··· Raw data
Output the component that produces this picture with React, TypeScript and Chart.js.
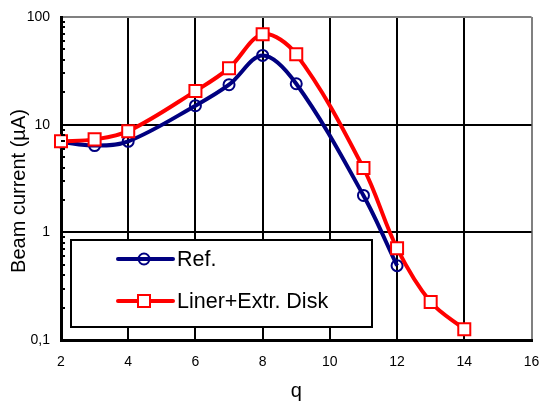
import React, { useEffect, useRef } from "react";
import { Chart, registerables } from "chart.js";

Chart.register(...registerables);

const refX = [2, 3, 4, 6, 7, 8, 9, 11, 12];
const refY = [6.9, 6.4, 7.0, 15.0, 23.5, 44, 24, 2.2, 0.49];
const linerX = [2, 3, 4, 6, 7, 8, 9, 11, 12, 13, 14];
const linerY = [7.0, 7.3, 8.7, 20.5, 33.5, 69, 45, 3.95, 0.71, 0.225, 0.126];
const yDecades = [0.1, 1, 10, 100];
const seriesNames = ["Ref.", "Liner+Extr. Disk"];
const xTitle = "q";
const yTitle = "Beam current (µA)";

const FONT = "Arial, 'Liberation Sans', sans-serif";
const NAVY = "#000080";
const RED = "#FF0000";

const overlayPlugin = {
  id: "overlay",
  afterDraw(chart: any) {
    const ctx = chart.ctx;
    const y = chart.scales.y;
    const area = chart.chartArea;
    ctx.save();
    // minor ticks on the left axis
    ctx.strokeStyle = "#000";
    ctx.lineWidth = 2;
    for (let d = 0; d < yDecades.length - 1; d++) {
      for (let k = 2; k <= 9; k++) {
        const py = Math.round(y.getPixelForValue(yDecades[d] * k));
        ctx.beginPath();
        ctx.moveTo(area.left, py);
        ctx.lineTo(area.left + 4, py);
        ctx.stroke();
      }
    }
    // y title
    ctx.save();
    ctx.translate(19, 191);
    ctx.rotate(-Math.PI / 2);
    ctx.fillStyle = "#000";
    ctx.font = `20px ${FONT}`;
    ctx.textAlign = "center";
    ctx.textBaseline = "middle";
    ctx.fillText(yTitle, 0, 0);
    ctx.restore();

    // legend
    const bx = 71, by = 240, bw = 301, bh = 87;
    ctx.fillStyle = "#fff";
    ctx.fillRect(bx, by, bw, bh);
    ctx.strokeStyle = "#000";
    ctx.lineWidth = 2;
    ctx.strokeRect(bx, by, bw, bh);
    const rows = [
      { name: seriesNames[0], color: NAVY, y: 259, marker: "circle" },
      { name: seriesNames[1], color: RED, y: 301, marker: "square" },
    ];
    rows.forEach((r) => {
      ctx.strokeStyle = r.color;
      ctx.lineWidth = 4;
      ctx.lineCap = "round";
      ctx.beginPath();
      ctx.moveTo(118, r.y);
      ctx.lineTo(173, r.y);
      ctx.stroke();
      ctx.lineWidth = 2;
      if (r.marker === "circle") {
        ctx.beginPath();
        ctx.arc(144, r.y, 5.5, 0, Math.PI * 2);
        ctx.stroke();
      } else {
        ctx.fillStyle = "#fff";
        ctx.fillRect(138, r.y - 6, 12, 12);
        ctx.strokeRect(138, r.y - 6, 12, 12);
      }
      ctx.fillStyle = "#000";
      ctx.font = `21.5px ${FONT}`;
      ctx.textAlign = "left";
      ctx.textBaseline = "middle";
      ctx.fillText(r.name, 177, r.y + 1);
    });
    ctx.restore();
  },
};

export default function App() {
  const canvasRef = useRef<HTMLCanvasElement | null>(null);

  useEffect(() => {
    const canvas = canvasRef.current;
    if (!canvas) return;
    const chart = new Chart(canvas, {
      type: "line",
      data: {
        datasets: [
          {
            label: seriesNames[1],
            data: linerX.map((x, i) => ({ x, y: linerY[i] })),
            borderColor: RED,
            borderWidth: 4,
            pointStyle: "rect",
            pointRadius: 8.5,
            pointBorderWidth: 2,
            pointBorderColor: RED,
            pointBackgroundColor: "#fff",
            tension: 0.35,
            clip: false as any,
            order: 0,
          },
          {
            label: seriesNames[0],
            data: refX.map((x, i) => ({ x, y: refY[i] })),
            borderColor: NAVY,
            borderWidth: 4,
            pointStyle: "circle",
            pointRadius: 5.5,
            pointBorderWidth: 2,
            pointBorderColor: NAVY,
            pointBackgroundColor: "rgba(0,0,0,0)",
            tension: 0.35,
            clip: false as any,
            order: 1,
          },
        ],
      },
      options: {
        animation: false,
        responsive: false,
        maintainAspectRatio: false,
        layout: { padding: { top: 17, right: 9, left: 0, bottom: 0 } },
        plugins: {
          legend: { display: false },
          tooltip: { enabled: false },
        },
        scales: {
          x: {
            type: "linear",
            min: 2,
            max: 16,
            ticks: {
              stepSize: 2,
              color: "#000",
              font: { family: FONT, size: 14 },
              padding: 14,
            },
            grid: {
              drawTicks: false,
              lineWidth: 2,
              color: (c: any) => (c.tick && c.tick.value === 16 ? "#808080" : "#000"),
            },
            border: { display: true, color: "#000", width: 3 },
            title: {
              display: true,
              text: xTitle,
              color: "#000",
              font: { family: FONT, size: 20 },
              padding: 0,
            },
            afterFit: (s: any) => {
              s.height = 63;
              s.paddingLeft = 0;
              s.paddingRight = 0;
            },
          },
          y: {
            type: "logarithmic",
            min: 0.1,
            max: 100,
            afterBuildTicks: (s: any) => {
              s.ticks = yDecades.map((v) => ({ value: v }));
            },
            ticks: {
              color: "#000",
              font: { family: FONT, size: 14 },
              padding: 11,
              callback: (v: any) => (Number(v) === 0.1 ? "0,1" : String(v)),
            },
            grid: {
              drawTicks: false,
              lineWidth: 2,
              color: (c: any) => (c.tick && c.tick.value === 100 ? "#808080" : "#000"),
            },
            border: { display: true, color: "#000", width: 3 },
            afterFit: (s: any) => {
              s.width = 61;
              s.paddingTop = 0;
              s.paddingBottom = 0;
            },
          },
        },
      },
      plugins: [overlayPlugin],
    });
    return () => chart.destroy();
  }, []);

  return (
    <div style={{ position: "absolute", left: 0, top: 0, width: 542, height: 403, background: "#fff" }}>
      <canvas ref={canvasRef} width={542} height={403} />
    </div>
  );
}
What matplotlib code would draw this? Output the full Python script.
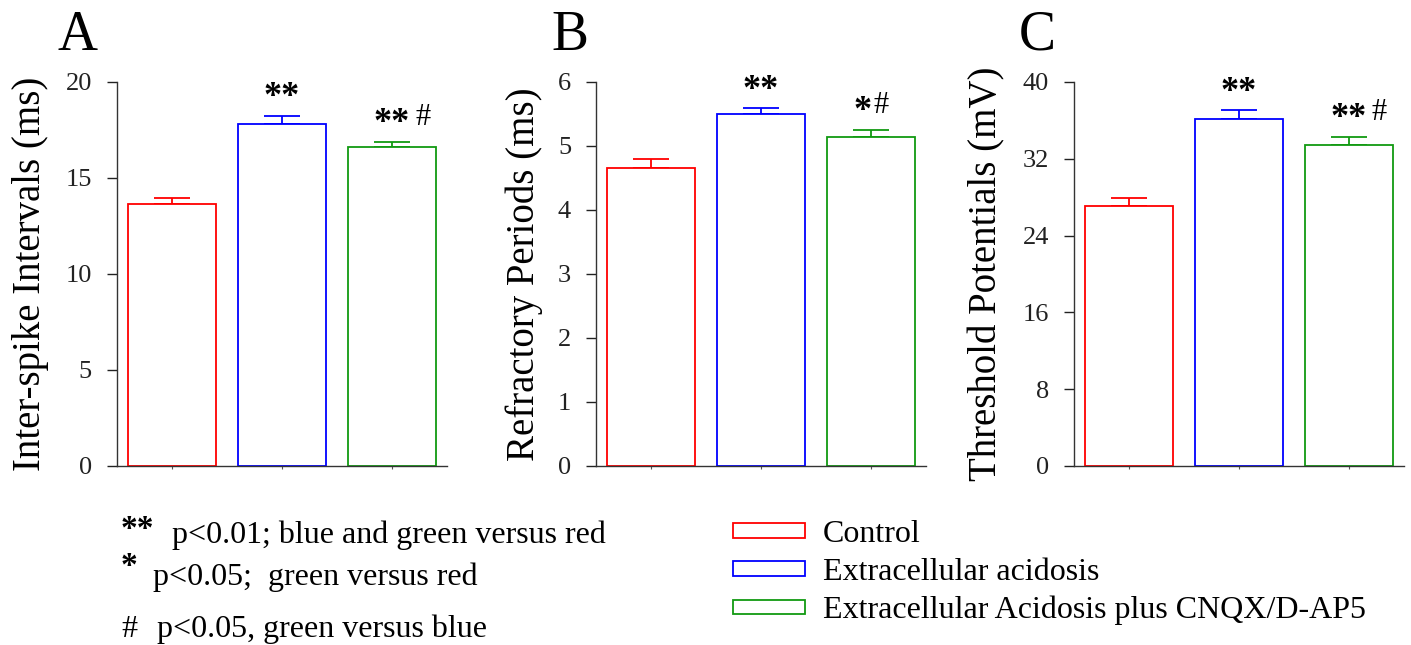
······
Instructions to follow
Will you restate every entry word for word and omit the images?

Written response
Output the component that produces this picture with React, TypeScript and Chart.js.
import React, { useEffect, useRef } from "react";
import { Chart, registerables } from "chart.js";

Chart.register(...registerables);

const refX = [2, 3, 4, 6, 7, 8, 9, 11, 12];
const refY = [6.9, 6.4, 7.0, 15.0, 23.5, 44, 24, 2.2, 0.49];
const linerX = [2, 3, 4, 6, 7, 8, 9, 11, 12, 13, 14];
const linerY = [7.0, 7.3, 8.7, 20.5, 33.5, 69, 45, 3.95, 0.71, 0.225, 0.126];
const yDecades = [0.1, 1, 10, 100];
const seriesNames = ["Ref.", "Liner+Extr. Disk"];
const xTitle = "q";
const yTitle = "Beam current (µA)";

const FONT = "Arial, 'Liberation Sans', sans-serif";
const NAVY = "#000080";
const RED = "#FF0000";

const overlayPlugin = {
  id: "overlay",
  afterDraw(chart: any) {
    const ctx = chart.ctx;
    const y = chart.scales.y;
    const area = chart.chartArea;
    ctx.save();
    // minor ticks on the left axis
    ctx.strokeStyle = "#000";
    ctx.lineWidth = 2;
    for (let d = 0; d < yDecades.length - 1; d++) {
      for (let k = 2; k <= 9; k++) {
        const py = Math.round(y.getPixelForValue(yDecades[d] * k));
        ctx.beginPath();
        ctx.moveTo(area.left, py);
        ctx.lineTo(area.left + 4, py);
        ctx.stroke();
      }
    }
    // y title
    ctx.save();
    ctx.translate(19, 191);
    ctx.rotate(-Math.PI / 2);
    ctx.fillStyle = "#000";
    ctx.font = `20px ${FONT}`;
    ctx.textAlign = "center";
    ctx.textBaseline = "middle";
    ctx.fillText(yTitle, 0, 0);
    ctx.restore();

    // legend
    const bx = 71, by = 240, bw = 301, bh = 87;
    ctx.fillStyle = "#fff";
    ctx.fillRect(bx, by, bw, bh);
    ctx.strokeStyle = "#000";
    ctx.lineWidth = 2;
    ctx.strokeRect(bx, by, bw, bh);
    const rows = [
      { name: seriesNames[0], color: NAVY, y: 259, marker: "circle" },
      { name: seriesNames[1], color: RED, y: 301, marker: "square" },
    ];
    rows.forEach((r) => {
      ctx.strokeStyle = r.color;
      ctx.lineWidth = 4;
      ctx.lineCap = "round";
      ctx.beginPath();
      ctx.moveTo(118, r.y);
      ctx.lineTo(173, r.y);
      ctx.stroke();
      ctx.lineWidth = 2;
      if (r.marker === "circle") {
        ctx.beginPath();
        ctx.arc(144, r.y, 5.5, 0, Math.PI * 2);
        ctx.stroke();
      } else {
        ctx.fillStyle = "#fff";
        ctx.fillRect(138, r.y - 6, 12, 12);
        ctx.strokeRect(138, r.y - 6, 12, 12);
      }
      ctx.fillStyle = "#000";
      ctx.font = `21.5px ${FONT}`;
      ctx.textAlign = "left";
      ctx.textBaseline = "middle";
      ctx.fillText(r.name, 177, r.y + 1);
    });
    ctx.restore();
  },
};

export default function App() {
  const canvasRef = useRef<HTMLCanvasElement | null>(null);

  useEffect(() => {
    const canvas = canvasRef.current;
    if (!canvas) return;
    const chart = new Chart(canvas, {
      type: "line",
      data: {
        datasets: [
          {
            label: seriesNames[1],
            data: linerX.map((x, i) => ({ x, y: linerY[i] })),
            borderColor: RED,
            borderWidth: 4,
            pointStyle: "rect",
            pointRadius: 8.5,
            pointBorderWidth: 2,
            pointBorderColor: RED,
            pointBackgroundColor: "#fff",
            tension: 0.35,
            clip: false as any,
            order: 0,
          },
          {
            label: seriesNames[0],
            data: refX.map((x, i) => ({ x, y: refY[i] })),
            borderColor: NAVY,
            borderWidth: 4,
            pointStyle: "circle",
            pointRadius: 5.5,
            pointBorderWidth: 2,
            pointBorderColor: NAVY,
            pointBackgroundColor: "rgba(0,0,0,0)",
            tension: 0.35,
            clip: false as any,
            order: 1,
          },
        ],
      },
      options: {
        animation: false,
        responsive: false,
        maintainAspectRatio: false,
        layout: { padding: { top: 17, right: 9, left: 0, bottom: 0 } },
        plugins: {
          legend: { display: false },
          tooltip: { enabled: false },
        },
        scales: {
          x: {
            type: "linear",
            min: 2,
            max: 16,
            ticks: {
              stepSize: 2,
              color: "#000",
              font: { family: FONT, size: 14 },
              padding: 14,
            },
            grid: {
              drawTicks: false,
              lineWidth: 2,
              color: (c: any) => (c.tick && c.tick.value === 16 ? "#808080" : "#000"),
            },
            border: { display: true, color: "#000", width: 3 },
            title: {
              display: true,
              text: xTitle,
              color: "#000",
              font: { family: FONT, size: 20 },
              padding: 0,
            },
            afterFit: (s: any) => {
              s.height = 63;
              s.paddingLeft = 0;
              s.paddingRight = 0;
            },
          },
          y: {
            type: "logarithmic",
            min: 0.1,
            max: 100,
            afterBuildTicks: (s: any) => {
              s.ticks = yDecades.map((v) => ({ value: v }));
            },
            ticks: {
              color: "#000",
              font: { family: FONT, size: 14 },
              padding: 11,
              callback: (v: any) => (Number(v) === 0.1 ? "0,1" : String(v)),
            },
            grid: {
              drawTicks: false,
              lineWidth: 2,
              color: (c: any) => (c.tick && c.tick.value === 100 ? "#808080" : "#000"),
            },
            border: { display: true, color: "#000", width: 3 },
            afterFit: (s: any) => {
              s.width = 61;
              s.paddingTop = 0;
              s.paddingBottom = 0;
            },
          },
        },
      },
      plugins: [overlayPlugin],
    });
    return () => chart.destroy();
  }, []);

  return (
    <div style={{ position: "absolute", left: 0, top: 0, width: 542, height: 403, background: "#fff" }}>
      <canvas ref={canvasRef} width={542} height={403} />
    </div>
  );
}
What matplotlib code would draw this? Output the full Python script.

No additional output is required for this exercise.